Keine Aufenthaltsberechtigung, keine Arbeitserlaubnis
In Zukunft könnte diese Rolle von eigens dafür ausgebildeten Asylsuchenden selbst übernommen werden. Eigentlich sind Asylbewerber in Deutschland von beruflicher Fortbildung ausgeschlossen. Doch seit Mitte 2002 läuft in Wuppertal ein Pilotprojekt, in dem 26 Männer und Frauen zu so genannten Sprach- und Kulturmittlern ausgebildet werden. Varinia Morales, die das Programm leitet, weist darauf hin, dass das Berufsbild in vielen europäischen Ländern schon anerkannt worden ist. In Deutschland fängt man jetzt erst, sich damit auseinander zu setzen
Drei Jahre dauert die Ausbildung zum Sprach- und Kulturmittler, die von der Europäischen Union finanziell unterstützt wird. In den Seminaren lernen die Teilnehmer, wie das deutsche Sozialsystem und die deutsche Bürokratie funktioniert. Sie arbeiten sich in die wichtigsten Computerprogramme ein und studieren die kulturellen Eigenarten der Deutschen. Und sie lernen natürlich Deutsch. Viele haben in ihren Heimatländern als Lehrer und Architekten gearbeitet, als Wirtschaftswissenschaftler und Ingenieure. In Deutschland hingegen haben sie keine Aufenthaltsberechtigung und damit keine Arbeitserlaubnis. Die Ausbildung sehen sie als Chance, irgendwann auch in Deutschland einen Job zu finden.
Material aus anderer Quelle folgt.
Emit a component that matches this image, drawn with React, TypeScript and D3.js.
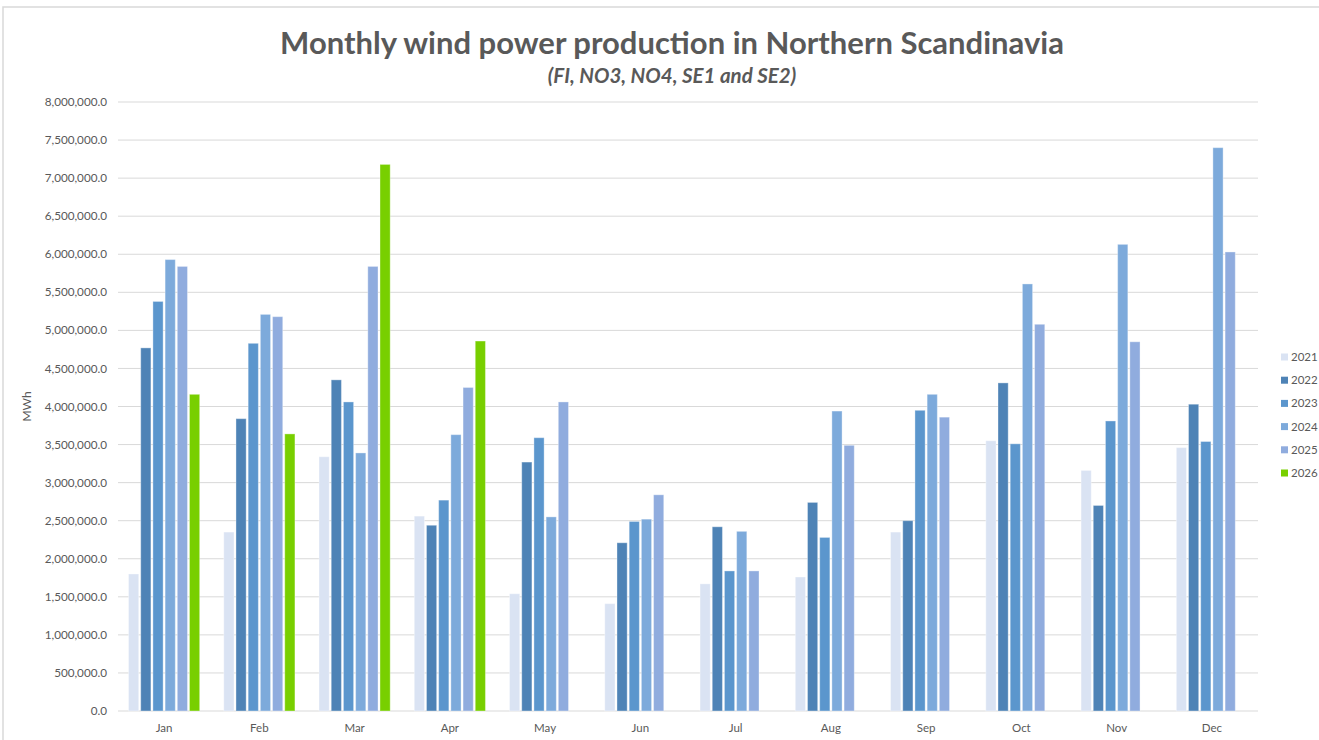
import React from "react";
import * as d3 from "d3";

const months = ["Jan", "Feb", "Mar", "Apr", "May", "Jun", "Jul", "Aug", "Sep", "Oct", "Nov", "Dec"];
const years = ["2021", "2022", "2023", "2024", "2025", "2026"];
const colors = ["#dae3f3", "#4e83b6", "#5b96cd", "#7daadb", "#90acde", "#78cf00"];

const y2021 = [1.80, 2.35, 3.34, 2.56, 1.54, 1.41, 1.67, 1.76, 2.35, 3.55, 3.16, 3.46];
const y2022 = [4.77, 3.84, 4.35, 2.44, 3.27, 2.21, 2.42, 2.74, 2.50, 4.31, 2.70, 4.03];
const y2023 = [5.38, 4.83, 4.06, 2.77, 3.59, 2.49, 1.84, 2.28, 3.95, 3.51, 3.81, 3.54];
const y2024 = [5.93, 5.21, 3.39, 3.63, 2.55, 2.52, 2.36, 3.94, 4.16, 5.61, 6.13, 7.40];
const y2025 = [5.84, 5.18, 5.84, 4.25, 4.06, 2.84, 1.84, 3.49, 3.86, 5.08, 4.85, 6.03];
const y2026 = [4.16, 3.64, 7.18, 4.86, null, null, null, null, null, null, null, null];

const seriesValues: (number | null)[][] = [y2021, y2022, y2023, y2024, y2025, y2026];
const yTicks = d3.range(0, 8000001, 500000);

const W = 1319;
const H = 740;
const left = 118;
const right = 1258;
const top = 102;
const bottom = 711;
const FONT = "Lato, 'Open Sans', sans-serif";
const TXT = "#595959";

export default function App() {
  const x0 = d3.scaleBand<string>().domain(months).range([left, right]).paddingInner(0.232).paddingOuter(0.1);
  const x1 = d3.scaleBand<string>().domain(years).range([0, x0.bandwidth()]).padding(0);
  const y = d3.scaleLinear().domain([0, 8000000]).range([bottom, top]);
  const fmt = d3.format(",.1f");
  const bw = x1.bandwidth();

  return (
    <svg width={W} height={H} style={{ position: "absolute", left: 0, top: 0, background: "#fff" }}>
      <rect x={3} y={7} width={W + 10} height={H + 10} fill="#fff" stroke="#d9d9d9" strokeWidth={1.5} />
      <text x={672} y={54} textAnchor="middle" fontFamily={FONT} fontWeight="bold" fontSize={31} fill={TXT}>
        Monthly wind power production in Northern Scandinavia
      </text>
      <text x={672} y={83} textAnchor="middle" fontFamily={FONT} fontWeight="bold" fontStyle="italic" fontSize={20.5} fill={TXT}>
        (FI, NO3, NO4, SE1 and SE2)
      </text>
      {yTicks.map((t) => (
        <g key={t}>
          <line x1={left} x2={right} y1={y(t)} y2={y(t)} stroke="#d9d9d9" strokeWidth={1} />
          <text x={107} y={y(t)} dy="0.35em" textAnchor="end" fontFamily={FONT} fontSize={11.7} fill={TXT}>
            {fmt(t)}
          </text>
        </g>
      ))}
      <text transform={`translate(31,${(top + bottom) / 2}) rotate(-90)`} textAnchor="middle" fontFamily={FONT} fontSize={12} fill={TXT}>
        MWh
      </text>
      {months.map((m, i) => (
        <g key={m} transform={`translate(${x0(m)},0)`}>
          {years.map((yr, j) => {
            const v = seriesValues[j][i];
            if (v == null) return null;
            const val = v * 1000000;
            return (
              <rect
                key={yr}
                x={(x1(yr) as number) + 1}
                y={y(val)}
                width={bw - 2}
                height={y(0) - y(val)}
                fill={colors[j]}
                stroke="#ffffff"
                strokeOpacity={0.35}
                strokeWidth={1}
              />
            );
          })}
        </g>
      ))}
      {months.map((m) => (
        <text key={m} x={(x0(m) as number) + x0.bandwidth() / 2} y={732} textAnchor="middle" fontFamily={FONT} fontSize={11.5} fill={TXT}>
          {m}
        </text>
      ))}
      {years.map((yr, j) => (
        <g key={yr} transform={`translate(1281,${357 + j * 23.2})`}>
          <rect x={0} y={-3.5} width={7} height={7} fill={colors[j]} />
          <text x={10} y={0} dy="0.35em" fontFamily={FONT} fontSize={11.5} fill={TXT}>
            {yr}
          </text>
        </g>
      ))}
    </svg>
  );
}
Zwei Ziele werden mit dem Projekt angestrebt
Die Bedingungen, unter denen die Kursteilnehmer die Ausbildung machen, sind schwierig, erzählt Programm-Leiterin Varinia Morales. Nach dem Unterricht fahren sie zurück in ihre Unterkünfte: Die meisten leben in Flüchtlingsheimen, teilen sich dort ein Zimmer mit Fremden. Unter den traumatischen Erlebnissen der Flucht leiden sie bis heute. Und keiner der 26 Männer und Frauen weiß, wie lange sie noch in Deutschland bleiben können.
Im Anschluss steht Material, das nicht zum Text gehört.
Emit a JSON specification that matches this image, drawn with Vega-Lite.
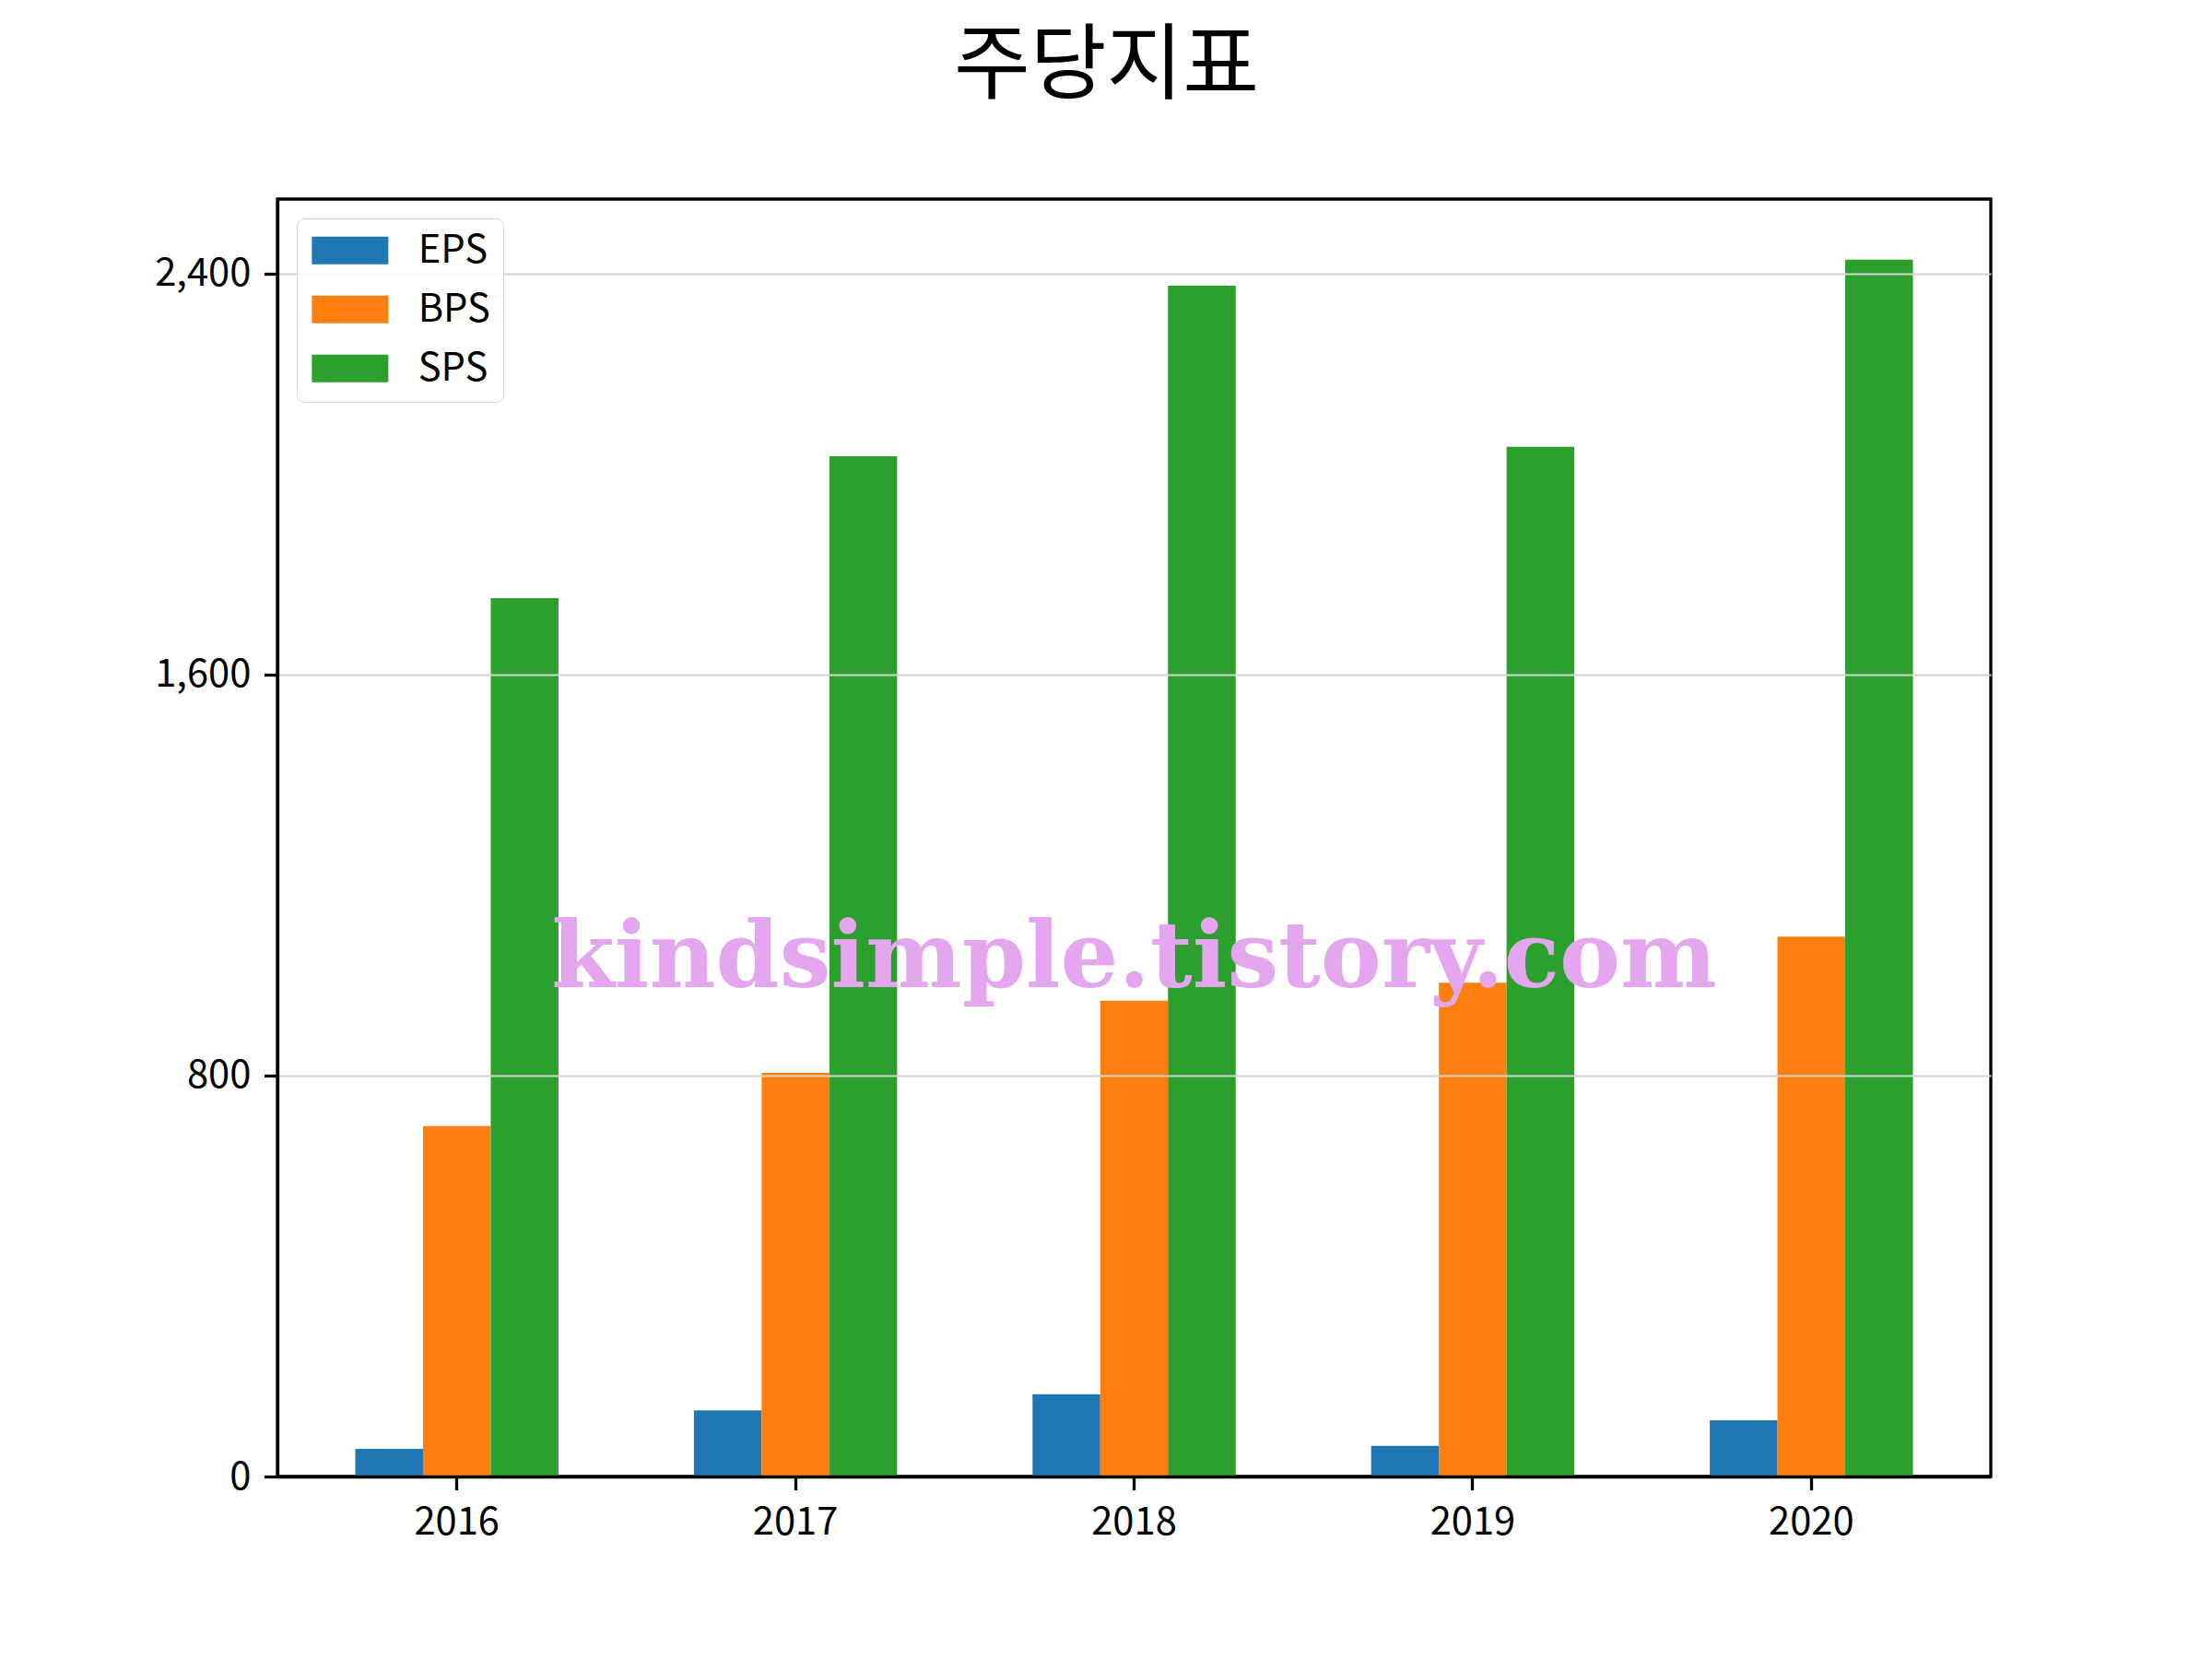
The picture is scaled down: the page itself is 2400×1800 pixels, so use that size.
{
  "$schema": "https://vega.github.io/schema/vega-lite/v6.json",
  "width": 1859,
  "height": 1386,
  "autosize": {"type": "none"},
  "padding": {"left": 301, "top": 216, "right": 240, "bottom": 198},
  "background": "white",
  "title": {
    "text": "주당지표",
    "font": "Noto Sans CJK KR",
    "fontSize": 90,
    "fontWeight": "normal",
    "color": "black",
    "anchor": "middle",
    "dx": -30,
    "offset": 26,
    "baseline": "alphabetic"
  },
  "config": {
    "view": {"stroke": "black", "strokeWidth": 3.3},
    "axis": {
      "labelFont": "Noto Sans CJK KR",
      "labelFontSize": 41.7,
      "labelColor": "black",
      "tickColor": "black",
      "tickWidth": 3.3,
      "tickSize": 14.6,
      "labelPadding": 14.6,
      "domainColor": "black",
      "domainWidth": 3.3,
      "title": null
    }
  },
  "layer": [
    {
      "data": {
        "values": [
          {"year": "2016", "metric": "EPS", "value": 55},
          {"year": "2016", "metric": "BPS", "value": 699},
          {"year": "2016", "metric": "SPS", "value": 1752},
          {"year": "2017", "metric": "EPS", "value": 132},
          {"year": "2017", "metric": "BPS", "value": 805},
          {"year": "2017", "metric": "SPS", "value": 2035},
          {"year": "2018", "metric": "EPS", "value": 164},
          {"year": "2018", "metric": "BPS", "value": 949},
          {"year": "2018", "metric": "SPS", "value": 2375},
          {"year": "2019", "metric": "EPS", "value": 61},
          {"year": "2019", "metric": "BPS", "value": 985},
          {"year": "2019", "metric": "SPS", "value": 2054},
          {"year": "2020", "metric": "EPS", "value": 112},
          {"year": "2020", "metric": "BPS", "value": 1077},
          {"year": "2020", "metric": "SPS", "value": 2427}
        ]
      },
      "mark": {"type": "bar"},
      "encoding": {
        "x": {
          "field": "year",
          "type": "nominal",
          "scale": {"paddingInner": 0.4, "paddingOuter": 0.23},
          "axis": {"labelAngle": 0, "grid": false, "zindex": 2}
        },
        "xOffset": {
          "field": "metric",
          "type": "nominal",
          "sort": ["EPS", "BPS", "SPS"],
          "scale": {"paddingInner": 0, "paddingOuter": 0}
        },
        "y": {
          "field": "value",
          "type": "quantitative",
          "scale": {"domain": [0, 2548], "nice": false},
          "axis": {
            "values": [0, 800, 1600, 2400],
            "format": ",d",
            "grid": true,
            "gridColor": "#d3d3d3",
            "gridWidth": 2,
            "zindex": 1
          }
        },
        "color": {
          "field": "metric",
          "type": "nominal",
          "sort": ["EPS", "BPS", "SPS"],
          "scale": {
            "domain": ["EPS", "BPS", "SPS"],
            "range": ["#1f77b4", "#ff7f0e", "#2ca02c"]
          },
          "legend": {
            "title": null,
            "orient": "top-left",
            "offset": 21,
            "padding": 14,
            "zindex": 3,
            "fillColor": "rgba(255,255,255,0.8)",
            "strokeColor": "#d6d6d6",
            "cornerRadius": 8,
            "symbolType": "M-2.767,-1H2.767V1H-2.767Z",
            "symbolSize": 900,
            "symbolOffset": 23,
            "symbolStrokeWidth": 0,
            "symbolOpacity": 1,
            "labelFont": "Noto Sans CJK KR",
            "labelFontSize": 41.7,
            "labelColor": "black",
            "labelOffset": 53,
            "rowPadding": 21
          }
        }
      }
    },
    {
      "data": {
        "values": [
          {"label": "kindsimple.tistory.com", "year": "2018", "value": 976}
        ]
      },
      "mark": {
        "type": "text",
        "font": "DejaVu Serif",
        "fontWeight": "bold",
        "fontSize": 99,
        "color": "#e4a7ef",
        "align": "center",
        "baseline": "alphabetic"
      },
      "encoding": {
        "x": {"field": "year", "type": "nominal"},
        "y": {"field": "value", "type": "quantitative"},
        "text": {"field": "label"}
      }
    }
  ]
}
Das Wuppertaler Projekt könnte gleich zwei Ziele erreichen: Die zukünftigen Dolmetscher könnten als Brücke zwischen den Asylsuchenden auf der einen und deutschen Behörden, Gerichten oder Krankenhäusern fungieren. Und den ausgebildeten Flüchtlingen würde durch die Etablierung eines neuen Berufsbildes der Einstieg in einen qualifizierten Job ermöglicht werden. Bleibt ein einziger, nicht zu unterschätzender Haken: Das Diplom, dass die 26 Teilnehmer im Sommer 2005 erhalten werden, ist nach wie vor nicht offiziell anerkannt.